On s’en va ensuite frapper au No 129 de la rue Craig, tout près de la rue Plessis, et on assiste à un autre spectacle douloureux. Une vieille femme est assise, grelottante, près d’un poêle, étant dans une espèce de hangar, aux murs non lambrissés. Les vitres de la porte d’entrée sont brisées et le vent pénètre dans ce triste réduit.

Deux lits, trois ou quatre chaises boiteuses constituent tout l’ameublement. Tout indique la détresse et le dénuement.

— Mon mari, dit la bonne femme, était autrefois charretier, mais il est actuellement incapable de travailler. Son nom est Ls. Mainville. Il est allé quêter à l’heure qu’il est. Il mendie ainsi que ma fille, âgée de 50 ans. C’est comme cela que nous vivons.

— Eh ! bien, vous aurez ce soir un bon gite, dit M. Rivet. Je vous amènerai au refuge où il y a du feu, des lits blancs et des aliments. Vous ne mourrez pas dans cette situation.

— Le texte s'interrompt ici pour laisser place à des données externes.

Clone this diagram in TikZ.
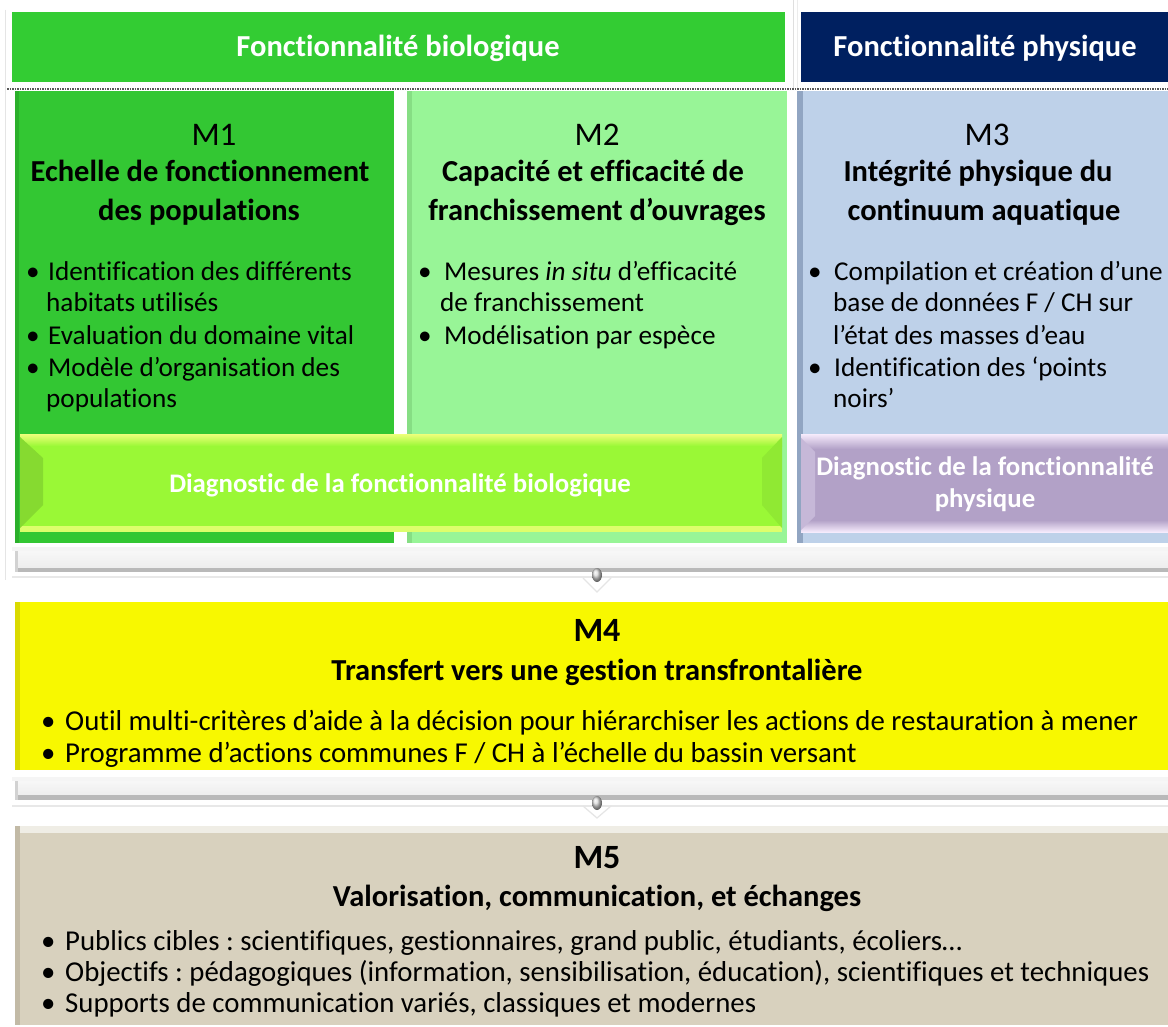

La pauvre femme remplie de joie ne cessait de remercier son bienfaiteur.

Il y a actuellement 47 pensionnaires au refuge. Dans le mois d’octobre seulement, il y a eu 271 demandes d’admission. Seulement, dans bien des cas, les soi-disant abandonnés ont des parents qui peuvent prendre soin d’eux, de sorte qu’on les renvoie.